Tuesday, October 16, 2012

The Thing Itself

I esteem William Hurt for his public reticence. I have never seen him do an interview on television about any of his films, neither on Charlie Rose nor other syndicated segment, and since my volubility manifests in stark contrast to his weighty pauses and force of expression, I am drawn to it, most of the time. In his earlier work, like Gorky Park, his emotional silences seem to matter less. In A.I. the existential focus of his character is as doomed as any other human social dynamic still in operation. Many of his roles involve definitions that viewers hope to draw on for assurance, only to find ourselves unfulfilled, a hanging chad being sucked into the void, as illuminated in films like The Plague, and Dark City. Very different narrative vehicles, but part and parcel of his presence being a misdirection that frustrates expectations. Doctor Hobby cannot resurrect his son, at the end of the day, and unintentionally creates more suffering, though I have always had trouble conceptualizing robots as truly anthropomorphic. Asimov sees robotic evolution as a rather frightening encroachment of paternalism, the ultimate case manager, determining the future of its creator; in essence, vanquishing the free will humanity once believed it had. Spielberg turns the tables on this, of course, and the meme becomes a bummer, to cull a contemporary reviewer's term.
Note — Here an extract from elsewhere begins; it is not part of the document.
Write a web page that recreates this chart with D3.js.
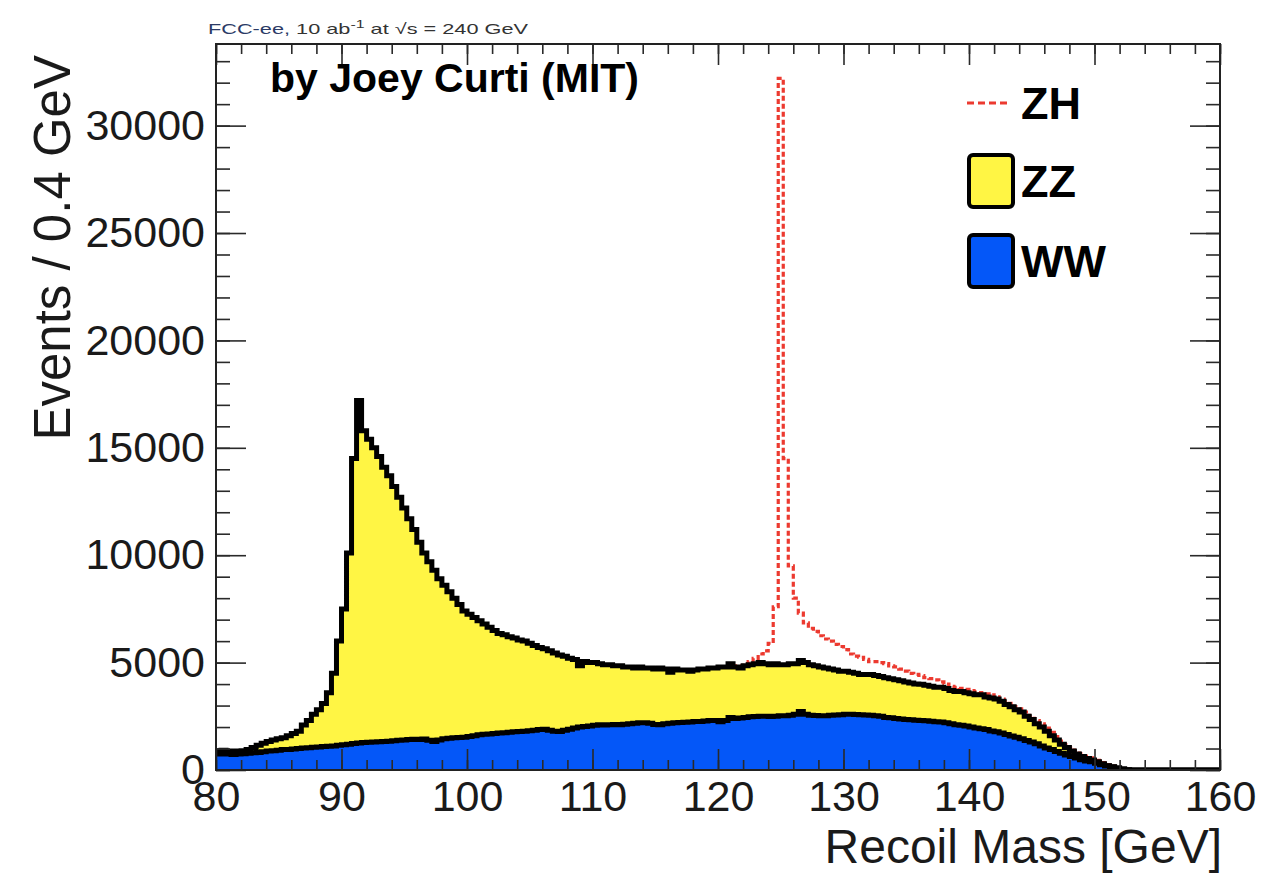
<!DOCTYPE html>
<html><head><meta charset="utf-8">
<script src="https://cdn.jsdelivr.net/npm/d3@7"></script>
<style>
body{margin:0;background:#fff}
svg{display:block}
text{font-family:"Liberation Sans",Arial,Helvetica,sans-serif}
</style>
</head><body>
<svg id="chart" width="1269" height="874"></svg>
<script>
// ---------------- data (events per 0.4 GeV bin, 80 -> 160 GeV) ----------------
const massMin = 80, massMax = 160, binWidth = 0.4;
const xTickLabels = [80, 90, 100, 110, 120, 130, 140, 150, 160];
const yTickLabels = [0, 5000, 10000, 15000, 20000, 25000, 30000];
const processes = ["WW", "ZZ", "ZH"];

const wwEvents = [
 750,760,740,720,750,760,780,800,820,850,
 880,900,920,950,960,980,1000,1020,1040,1060,
 1070,1090,1100,1120,1150,1180,1200,1230,1260,1280,
 1290,1300,1320,1330,1340,1360,1380,1400,1420,1430,
 1420,1440,1380,1330,1400,1450,1480,1500,1510,1530,
 1560,1600,1640,1660,1680,1700,1720,1740,1760,1780,
 1790,1800,1830,1850,1880,1900,1850,1800,1790,1850,
 1900,1950,2000,2020,2050,2080,2110,2100,2110,2120,
 2110,2130,2150,2180,2200,2200,2180,2120,2110,2150,
 2180,2200,2210,2220,2240,2260,2260,2280,2300,2300,
 2250,2300,2440,2400,2420,2450,2480,2490,2500,2500,
 2490,2500,2520,2530,2550,2600,2720,2600,2550,2540,
 2520,2530,2550,2560,2570,2600,2600,2580,2570,2560,
 2550,2520,2500,2450,2430,2400,2380,2350,2340,2320,
 2300,2290,2270,2250,2230,2200,2150,2110,2080,2050,
 2000,1960,1920,1880,1820,1780,1720,1650,1580,1520,
 1450,1370,1300,1220,1120,1030,950,860,780,700,
 630,560,480,420,380,320,250,190,140,90,
 50,15,0,0,0,0,0,0,0,0,
 0,0,0,0,0,0,0,0,0,0
];

const zzEvents = [
 150,160,150,150,130,140,170,250,330,400,
 450,500,530,550,640,720,800,1080,1260,1540,
 1730,2010,2500,3380,4850,6320,8900,13270,15940,14520,
 14110,13700,13280,12770,12360,11840,11320,10800,10280,9770,
 9180,8660,8320,7970,7500,7150,6820,6500,6190,5870,
 5690,5500,5310,5140,4970,4800,4630,4560,4440,4370,
 4260,4200,4070,3950,3820,3750,3700,3650,3560,3450,
 3300,3200,2850,3030,2950,2920,2840,2800,2790,2730,
 2740,2670,2650,2570,2600,2550,2570,2580,2640,2550,
 2370,2500,2440,2430,2360,2390,2440,2420,2450,2450,
 2550,2500,2510,2400,2330,2400,2420,2460,2500,2450,
 2410,2450,2380,2370,2400,2350,2380,2400,2350,2310,
 2280,2220,2150,2090,2030,2000,1950,1920,1880,1890,
 1900,1880,1850,1850,1820,1800,1770,1750,1710,1680,
 1690,1660,1630,1600,1620,1600,1550,1540,1570,1550,
 1550,1540,1580,1520,1530,1520,1480,1400,1370,1280,
 1250,1130,1050,930,880,770,650,540,420,350,
 250,190,150,120,90,60,40,10,10,0,
 0,0,0,0,0,0,0,0,0,0,
 0,0,0,0,0,0,0,0,0,0
];

const zhEvents = [
 0,0,0,0,0,0,0,0,0,0,
 0,0,0,0,0,0,0,0,0,0,
 0,0,0,0,0,0,0,0,0,0,
 0,0,0,0,0,0,0,0,0,0,
 0,0,0,0,0,0,0,0,0,0,
 0,0,0,0,0,0,0,0,0,0,
 0,0,0,0,0,0,0,0,0,0,
 0,0,0,0,0,0,0,0,0,0,
 0,0,0,0,0,0,0,0,0,0,
 0,0,0,0,0,0,0,0,0,0,
 0,0,0,50,100,100,150,250,400,600,
 1000,2650,27300,9600,4550,3050,2200,1850,1700,1600,
 1450,1350,1300,1200,1150,1000,850,800,800,700,
 600,650,650,650,600,600,550,500,450,450,
 410,350,350,350,250,200,200,200,150,150,
 150,150,100,150,150,100,100,150,150,150,
 150,200,150,150,150,150,150,150,150,130,
 150,130,130,110,90,70,60,50,30,30,
 20,10,0,0,0,0,0,0,0,0,
 0,0,0,0,0,0,0,0,0,0
];

// ---------------- layout ----------------
const frame = {left: 216, right: 1220, top: 44, bottom: 770};
const colors = {WW: "#0457f8", ZZ: "#fff544", ZH: "#ec3a30"};

const svg = d3.select("#chart");
const x = d3.scaleLinear().domain([massMin, massMax]).range([frame.left, frame.right]);
const y = d3.scaleLinear().domain([0, 33800]).range([frame.bottom, frame.top]);

const rows = wwEvents.map((v, i) => ({
  lo: massMin + i * binWidth,
  hi: massMin + (i + 1) * binWidth,
  WW: v, ZZ: zzEvents[i], ZH: zhEvents[i]
}));
const layers = d3.stack().keys(processes)(rows);

function stepPoints(layer) {
  const pts = [];
  layer.forEach(d => {
    pts.push({m: d.data.lo, y0: d[0], y1: d[1]});
    pts.push({m: d.data.hi, y0: d[0], y1: d[1]});
  });
  return pts;
}
const line = d3.line().x(d => x(d.m)).y(d => y(d.y1));
const areaFromZero = d3.area().x(d => x(d.m)).y0(y(0)).y1(d => y(d.y1));

svg.append("defs").append("clipPath").attr("id", "plotClip")
  .append("rect").attr("x", frame.left).attr("y", frame.top)
  .attr("width", frame.right - frame.left).attr("height", frame.bottom - frame.top);

const plot = svg.append("g").attr("clip-path", "url(#plotClip)");

const wwPts = stepPoints(layers[0]);
const zzPts = stepPoints(layers[1]);
const zhPts = stepPoints(layers[2]);

// ZH stacked on top, dashed red outline
plot.append("path").attr("d", line(zhPts))
  .attr("fill", "none").attr("stroke", colors.ZH).attr("stroke-width", 3.2)
  .attr("stroke-dasharray", "5,3");

// ZZ (total WW+ZZ) yellow fill + outline
plot.append("path").attr("d", areaFromZero(zzPts)).attr("fill", colors.ZZ);
plot.append("path").attr("d", line(zzPts))
  .attr("fill", "none").attr("stroke", "#000").attr("stroke-width", 5);

// WW blue fill + outline
plot.append("path").attr("d", areaFromZero(wwPts)).attr("fill", colors.WW);
plot.append("path").attr("d", line(wwPts))
  .attr("fill", "none").attr("stroke", "#000").attr("stroke-width", 5);

// ---------------- axes (ticks on all four sides, pointing inward) ----------------
const tickColor = "#2a2a2a";
function styleAxis(g) {
  g.select(".domain").remove();
  g.selectAll(".tick line").attr("stroke", tickColor).attr("stroke-width", 1.6);
  g.selectAll(".tick text").attr("fill", "#1a1a1a")
    .style("font-size", "43px").style("font-family", '"Liberation Sans", Arial, sans-serif');
}
const xMinor = d3.range(massMin, massMax + 0.001, 2);
const yMinor = d3.range(0, 33001, 1000);

// bottom
svg.append("g").attr("transform", `translate(0,${frame.bottom})`)
  .call(d3.axisBottom(x).tickValues(xMinor).tickSize(-10).tickFormat(""))
  .call(styleAxis);
svg.append("g").attr("transform", `translate(0,${frame.bottom})`)
  .call(d3.axisBottom(x).tickValues(xTickLabels).tickSize(-21).tickPadding(10).tickFormat(d3.format("d")))
  .call(styleAxis);
// top
svg.append("g").attr("transform", `translate(0,${frame.top})`)
  .call(d3.axisTop(x).tickValues(xMinor).tickSize(-10).tickFormat(""))
  .call(styleAxis);
svg.append("g").attr("transform", `translate(0,${frame.top})`)
  .call(d3.axisTop(x).tickValues(xTickLabels).tickSize(-21).tickFormat(""))
  .call(styleAxis);
// left
svg.append("g").attr("transform", `translate(${frame.left},0)`)
  .call(d3.axisLeft(y).tickValues(yMinor).tickSize(-14).tickFormat(""))
  .call(styleAxis);
svg.append("g").attr("transform", `translate(${frame.left},0)`)
  .call(d3.axisLeft(y).tickValues(yTickLabels).tickSize(-30).tickPadding(11).tickFormat(d3.format("d")))
  .call(styleAxis);
// right
svg.append("g").attr("transform", `translate(${frame.right},0)`)
  .call(d3.axisRight(y).tickValues(yMinor).tickSize(-14).tickFormat(""))
  .call(styleAxis);
svg.append("g").attr("transform", `translate(${frame.right},0)`)
  .call(d3.axisRight(y).tickValues(yTickLabels).tickSize(-30).tickFormat(""))
  .call(styleAxis);

// frame
svg.append("rect").attr("x", frame.left).attr("y", frame.top)
  .attr("width", frame.right - frame.left).attr("height", frame.bottom - frame.top)
  .attr("fill", "none").attr("stroke", "#222").attr("stroke-width", 2);

// ---------------- titles ----------------
svg.append("text").attr("x", frame.right + 2).attr("y", 863)
  .attr("text-anchor", "end").style("font-size", "48px").attr("fill", "#1a1a1a")
  .text("Recoil Mass [GeV]");
svg.append("text").attr("transform", "translate(70,55) rotate(-90)")
  .attr("text-anchor", "end").style("font-size", "51px").attr("fill", "#1a1a1a")
  .text("Events / 0.4 GeV");

svg.append("text").attr("x", 270).attr("y", 92)
  .style("font-size", "41px").style("font-weight", "bold").attr("fill", "#000")
  .text("by Joey Curti (MIT)");

// small header
const hdr = svg.append("text").attr("x", 208).attr("y", 34)
  .style("font-size", "15px").attr("fill", "#333");
hdr.append("tspan").attr("fill", "#2b3a66").text("FCC-ee, ");
hdr.append("tspan").text("10 ab");
hdr.append("tspan").attr("dy", -6).style("font-size", "11px").text("-1");
hdr.append("tspan").attr("dy", 6).text(" at \u221As = 240 GeV");
hdr.attr("textLength", 320).attr("lengthAdjust", "spacingAndGlyphs");

// ---------------- legend ----------------
const legendRows = [
  {key: "ZH", cy: 103},
  {key: "ZZ", cy: 181},
  {key: "WW", cy: 261}
];
const leg = svg.append("g");
legendRows.forEach(r => {
  if (r.key === "ZH") {
    leg.append("line").attr("x1", 967).attr("x2", 1011).attr("y1", r.cy).attr("y2", r.cy)
      .attr("stroke", colors.ZH).attr("stroke-width", 3.2).attr("stroke-dasharray", "7,4");
  } else {
    leg.append("rect").attr("x", 969).attr("y", r.cy - 26).attr("width", 44).attr("height", 52)
      .attr("rx", 4).attr("fill", colors[r.key]).attr("stroke", "#000").attr("stroke-width", 4);
  }
  leg.append("text").attr("x", 1021).attr("y", r.cy + 16)
    .style("font-size", "45px").style("font-weight", "bold").attr("fill", "#000")
    .text(r.key);
});
</script>
</body></html>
To undercut my objectivity, as I usually do, I was forced to forfeit my entire day for the sake of cat food supplies, since my order had not shipped, and I grew agitated because I am still not fully adapted to a secure transfer to the Quantum model chair, which is why I rarely use it, although I know I need to change this strategy. Most of you do not know how low I can get on bad days, in part because I grew ashamed of the depth of my anguish in public, and do not want to dredge it up, and I myself do not like reading depressed women crying out and then getting advised by half the damn country on the brand name half the damn country is using, and yet, like an insane idiot, I am afraid of not having the cats to take away what would have been quality writing time if I did not have to charge and then frantically get to the nearest outlet. I am almost far gone enough to roll myself on the nearest Amtrak and get off somewhere in Rhode Island. I have no idea what this would achieve-- if in fact such an impetus is just another way of giving up and letting society cage me now, as opposed to five years down the road; even if I do leave Presby, this is not a magic charm. Nothing would change. I'd still need to be compliant with the categorization of my status of a nursing home candidate. Of course, I will kick my attitude about the bush after some sleep.